%%

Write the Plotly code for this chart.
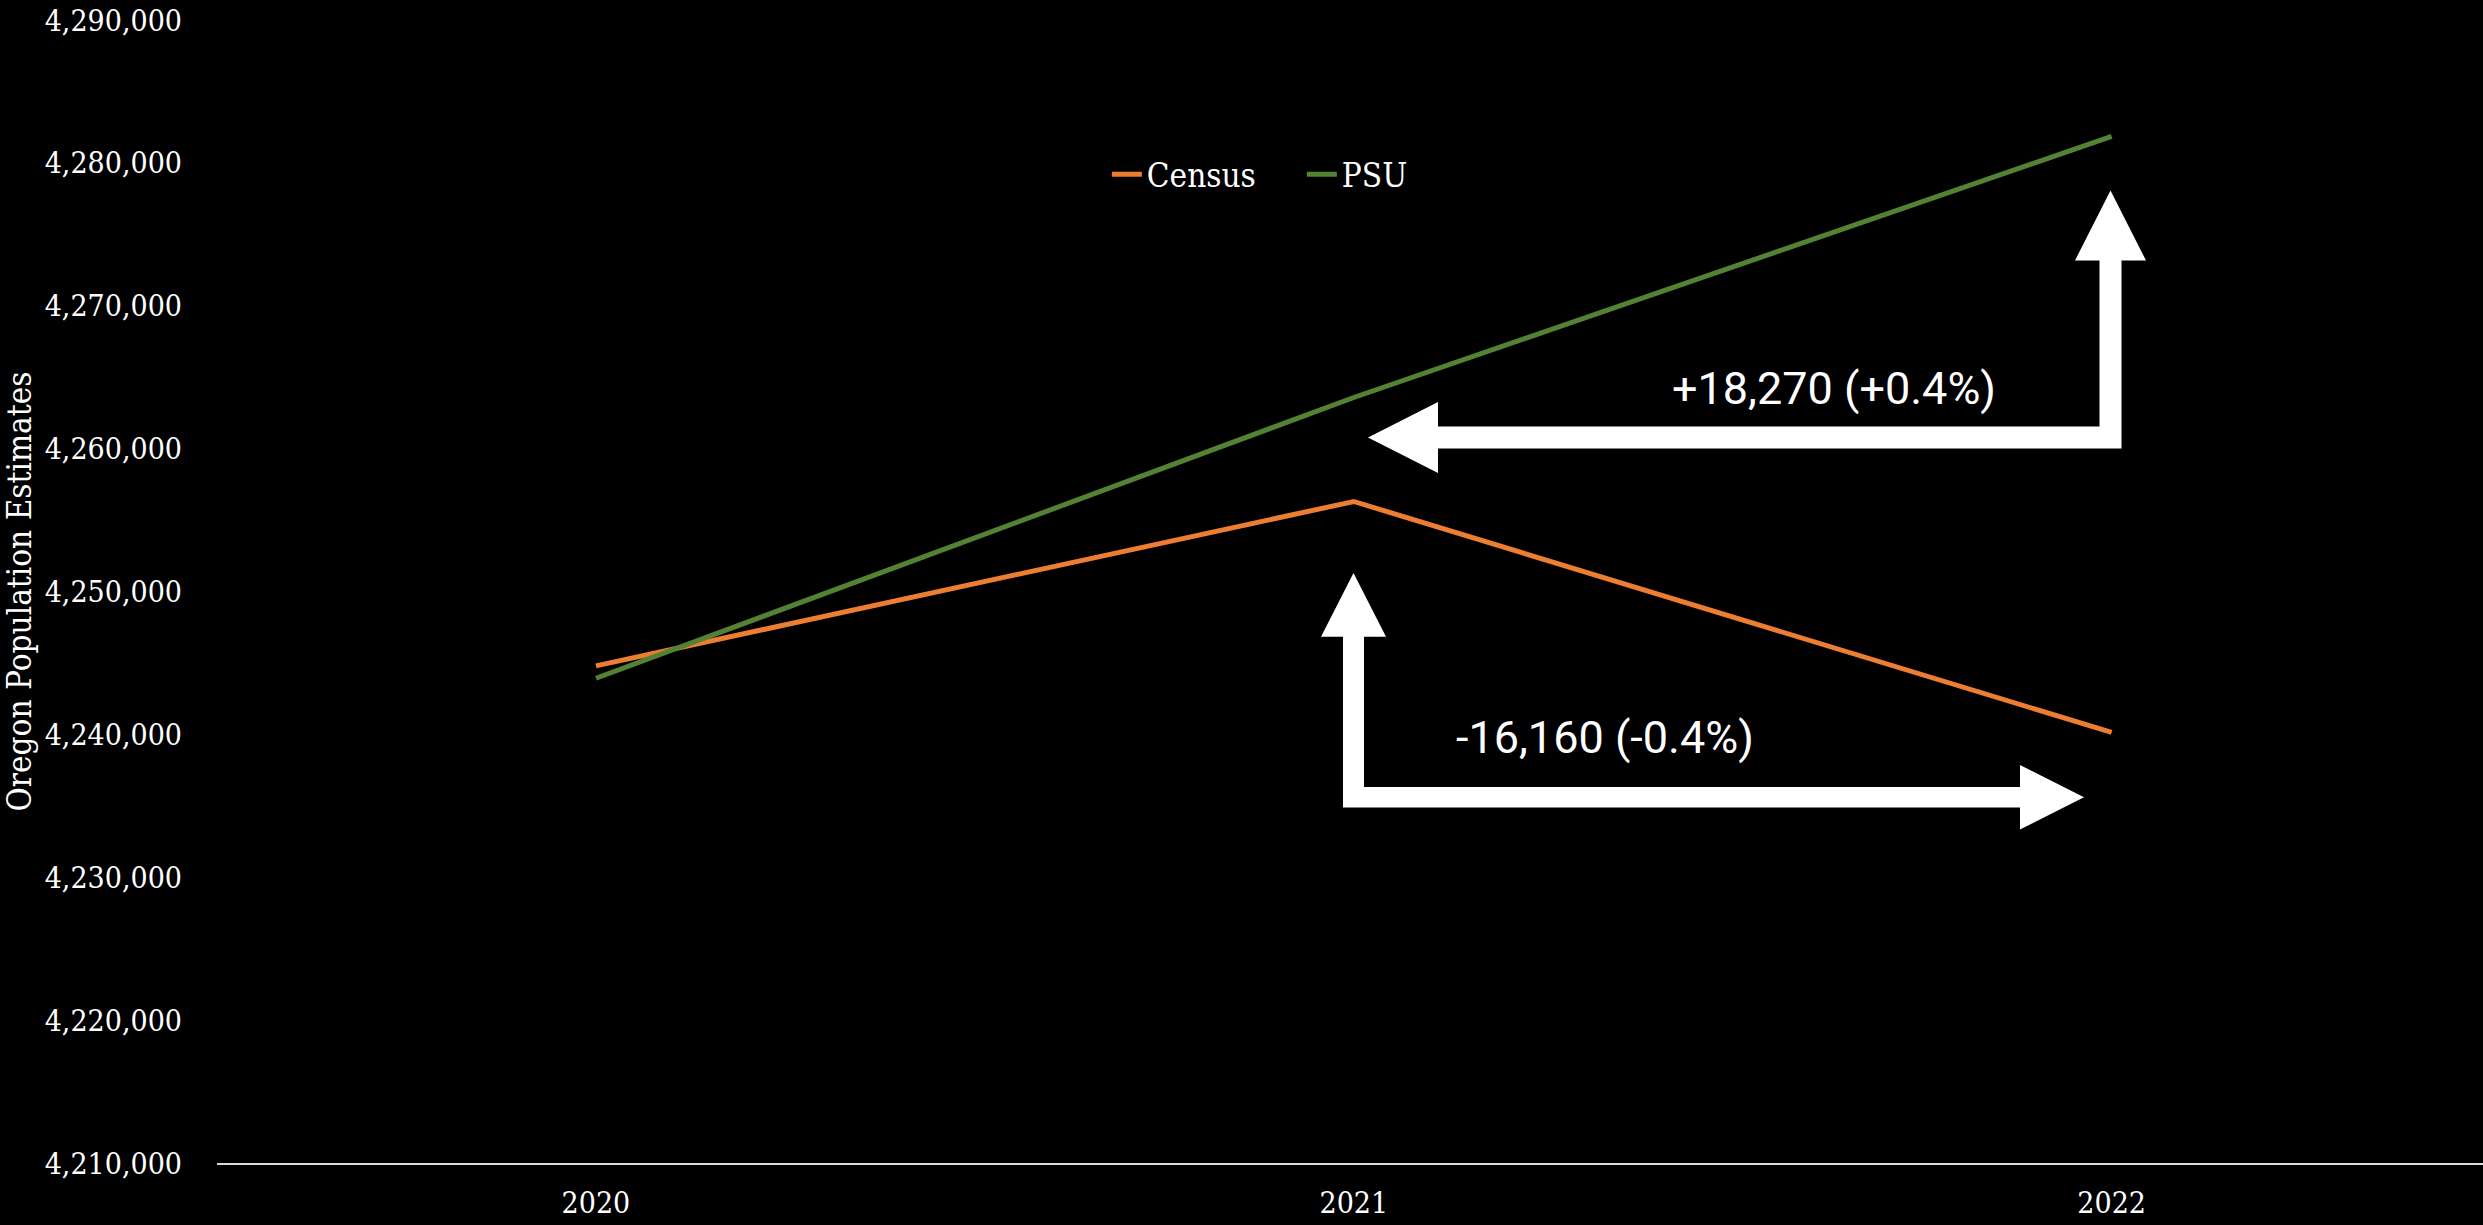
import plotly.graph_objects as go

# ---- data ----
years = [2020, 2021, 2022]
census = [4244795, 4256301, 4240137]
psu = [4243930, 4263580, 4281850]
y_ticks = [4210000, 4220000, 4230000, 4240000, 4250000, 4260000, 4270000, 4280000, 4290000]
label_psu_change = "+18,270 (+0.4%)"
label_census_change = "-16,160 (-0.4%)"

# ---- layout geometry ----
FIG_W, FIG_H = 2483, 1225
M_L, M_R, M_T, M_B = 217, 0, 20, 62
X_RANGE = [2019.5, 2022.49]
Y_RANGE = [4210000, 4290000]
PLOT_W = FIG_W - M_L - M_R
PLOT_H = FIG_H - M_T - M_B

SERIF = "DejaVu Serif Condensed, DejaVu Serif, serif"
ORANGE = "#ED7D31"
GREEN = "#548235"


def px_to_x(px):
    return X_RANGE[0] + (px - M_L) / PLOT_W * (X_RANGE[1] - X_RANGE[0])


def py_to_y(py):
    return Y_RANGE[0] + (M_T + PLOT_H - py) / PLOT_H * (Y_RANGE[1] - Y_RANGE[0])


def path_from_px(points):
    pts = [(px_to_x(a), py_to_y(b)) for a, b in points]
    return "M " + " L ".join(f"{x:.6f},{y:.3f}" for x, y in pts) + " Z"


# arrow outlines (pixel geometry of the callout arrows)
arrow_up_left = [
    (2110.5, 190.5), (2146, 260.5), (2121.5, 260.5), (2121.5, 448.5),
    (1438, 448.5), (1438, 473), (1368, 437.5), (1438, 402), (1438, 426.5),
    (2099.5, 426.5), (2099.5, 260.5), (2075, 260.5),
]
arrow_up_right = [
    (1353.5, 573), (1386, 636.7), (1364, 636.7), (1364, 787),
    (2020, 787), (2020, 765), (2084, 797.25), (2020, 829.5), (2020, 807.5),
    (1343, 807.5), (1343, 636.7), (1321, 636.7),
]

fig = go.Figure()
fig.add_trace(go.Scatter(x=years, y=census, mode="lines", name="Census",
                         line=dict(color=ORANGE, width=5)))
fig.add_trace(go.Scatter(x=years, y=psu, mode="lines", name="PSU",
                         line=dict(color=GREEN, width=5)))

for pts in (arrow_up_left, arrow_up_right):
    fig.add_shape(type="path", path=path_from_px(pts), xref="x", yref="y",
                  fillcolor="white", line=dict(width=0), layer="above")

fig.add_annotation(x=px_to_x(1834), y=py_to_y(388), xref="x", yref="y",
                   text=label_psu_change, showarrow=False,
                   font=dict(family="Roboto", size=45, color="white"))
fig.add_annotation(x=px_to_x(1605), y=py_to_y(737), xref="x", yref="y",
                   text=label_census_change, showarrow=False,
                   font=dict(family="Roboto", size=45, color="white"))

fig.update_layout(
    width=FIG_W, height=FIG_H,
    margin=dict(l=M_L, r=M_R, t=M_T, b=M_B, autoexpand=False),
    paper_bgcolor="black", plot_bgcolor="black",
    font=dict(family=SERIF, size=30, color="white"),
    showlegend=True,
    legend=dict(orientation="h", x=0.3927, y=0.865, xanchor="left", yanchor="middle",
                bgcolor="rgba(0,0,0,0)", font=dict(family=SERIF, size=33, color="white"),
                itemwidth=30, tracegroupgap=0, entrywidth=150),
    xaxis=dict(range=X_RANGE, tickvals=years, ticktext=[str(y) for y in years],
               showgrid=False, zeroline=False, showline=True, linecolor="#D9D9D9",
               linewidth=2, ticks="", ticklabelstandoff=12,
               tickfont=dict(family=SERIF, size=30, color="white"), fixedrange=True),
    yaxis=dict(range=Y_RANGE, tickvals=y_ticks, tickformat=",d",
               showgrid=False, zeroline=False, showline=False, ticks="",
               ticklabelstandoff=34,
               tickfont=dict(family=SERIF, size=30, color="white"),
               title=dict(text="Oregon Population Estimates", standoff=6,
                          font=dict(family=SERIF, size=33, color="white")),
               fixedrange=True),
)

fig.write_html("out.html", config={"displayModeBar": False},
               post_script="document.body.style.margin='0';document.body.style.overflow='hidden';document.body.style.background='black';")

%%

**PROBLEM TO SOLVE**: Quote all the lines above exactly as given. Do not include the pictures.

**SOLUTION**:
Write the Plotly code for this chart.
import plotly.graph_objects as go

# ---- data ----
years = [2020, 2021, 2022]
census = [4244795, 4256301, 4240137]
psu = [4243930, 4263580, 4281850]
y_ticks = [4210000, 4220000, 4230000, 4240000, 4250000, 4260000, 4270000, 4280000, 4290000]
label_psu_change = "+18,270 (+0.4%)"
label_census_change = "-16,160 (-0.4%)"

# ---- layout geometry ----
FIG_W, FIG_H = 2483, 1225
M_L, M_R, M_T, M_B = 217, 0, 20, 62
X_RANGE = [2019.5, 2022.49]
Y_RANGE = [4210000, 4290000]
PLOT_W = FIG_W - M_L - M_R
PLOT_H = FIG_H - M_T - M_B

SERIF = "DejaVu Serif Condensed, DejaVu Serif, serif"
ORANGE = "#ED7D31"
GREEN = "#548235"


def px_to_x(px):
    return X_RANGE[0] + (px - M_L) / PLOT_W * (X_RANGE[1] - X_RANGE[0])


def py_to_y(py):
    return Y_RANGE[0] + (M_T + PLOT_H - py) / PLOT_H * (Y_RANGE[1] - Y_RANGE[0])


def path_from_px(points):
    pts = [(px_to_x(a), py_to_y(b)) for a, b in points]
    return "M " + " L ".join(f"{x:.6f},{y:.3f}" for x, y in pts) + " Z"


# arrow outlines (pixel geometry of the callout arrows)
arrow_up_left = [
    (2110.5, 190.5), (2146, 260.5), (2121.5, 260.5), (2121.5, 448.5),
    (1438, 448.5), (1438, 473), (1368, 437.5), (1438, 402), (1438, 426.5),
    (2099.5, 426.5), (2099.5, 260.5), (2075, 260.5),
]
arrow_up_right = [
    (1353.5, 573), (1386, 636.7), (1364, 636.7), (1364, 787),
    (2020, 787), (2020, 765), (2084, 797.25), (2020, 829.5), (2020, 807.5),
    (1343, 807.5), (1343, 636.7), (1321, 636.7),
]

fig = go.Figure()
fig.add_trace(go.Scatter(x=years, y=census, mode="lines", name="Census",
                         line=dict(color=ORANGE, width=5)))
fig.add_trace(go.Scatter(x=years, y=psu, mode="lines", name="PSU",
                         line=dict(color=GREEN, width=5)))

for pts in (arrow_up_left, arrow_up_right):
    fig.add_shape(type="path", path=path_from_px(pts), xref="x", yref="y",
                  fillcolor="white", line=dict(width=0), layer="above")

fig.add_annotation(x=px_to_x(1834), y=py_to_y(388), xref="x", yref="y",
                   text=label_psu_change, showarrow=False,
                   font=dict(family="Roboto", size=45, color="white"))
fig.add_annotation(x=px_to_x(1605), y=py_to_y(737), xref="x", yref="y",
                   text=label_census_change, showarrow=False,
                   font=dict(family="Roboto", size=45, color="white"))

fig.update_layout(
    width=FIG_W, height=FIG_H,
    margin=dict(l=M_L, r=M_R, t=M_T, b=M_B, autoexpand=False),
    paper_bgcolor="black", plot_bgcolor="black",
    font=dict(family=SERIF, size=30, color="white"),
    showlegend=True,
    legend=dict(orientation="h", x=0.3927, y=0.865, xanchor="left", yanchor="middle",
                bgcolor="rgba(0,0,0,0)", font=dict(family=SERIF, size=33, color="white"),
                itemwidth=30, tracegroupgap=0, entrywidth=150),
    xaxis=dict(range=X_RANGE, tickvals=years, ticktext=[str(y) for y in years],
               showgrid=False, zeroline=False, showline=True, linecolor="#D9D9D9",
               linewidth=2, ticks="", ticklabelstandoff=12,
               tickfont=dict(family=SERIF, size=30, color="white"), fixedrange=True),
    yaxis=dict(range=Y_RANGE, tickvals=y_ticks, tickformat=",d",
               showgrid=False, zeroline=False, showline=False, ticks="",
               ticklabelstandoff=34,
               tickfont=dict(family=SERIF, size=30, color="white"),
               title=dict(text="Oregon Population Estimates", standoff=6,
                          font=dict(family=SERIF, size=33, color="white")),
               fixedrange=True),
)

fig.write_html("out.html", config={"displayModeBar": False},
               post_script="document.body.style.margin='0';document.body.style.overflow='hidden';document.body.style.background='black';")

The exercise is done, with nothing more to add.